There's an implicit assumption in your example when not delta hedging that the return process is not independent. Ignoring costs, execution impact, if your volatility forecast is N%, there's no reason to not hedge as often as possible, as this reduces the volatility of your final P/L (proportional $1/\sqrt{\text{frequency}}$), whilst your expected P/L is unchanged. However, if you believe there's a negative autocorrelation in returns (mean-reversion), then you wouldn't want to hedge a short gamma position, since that provides you with the delta you want as the market moves -- positive deltas pick up when the market falls, and vice versa - 4if you hedge these then you won't make as much as you could if the market is actually mean reverting.

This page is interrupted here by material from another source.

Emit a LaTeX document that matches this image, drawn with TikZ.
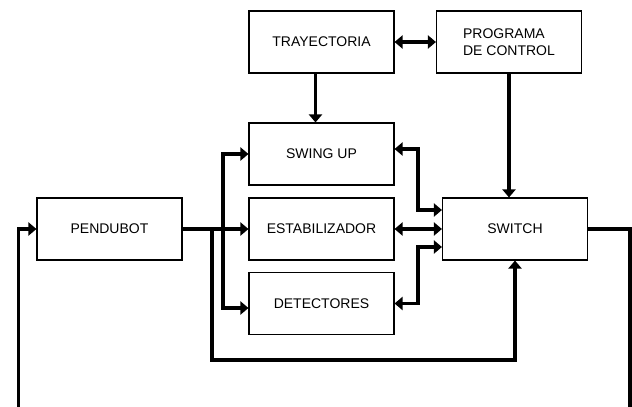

So to your point, you are exactly correct that your forecast is your edge, but delta hedging allows you to lock in that edge over each timestep, and through the LLN, if you can lock in your edge over N hedging intervals (effectively a sample of implied - realised variance between $t_0 \to t_0+n$), that is preferable to relying on a single sample of variance between $t_0$ and expiry.
Hope that helps happy to answer any qs. Thx.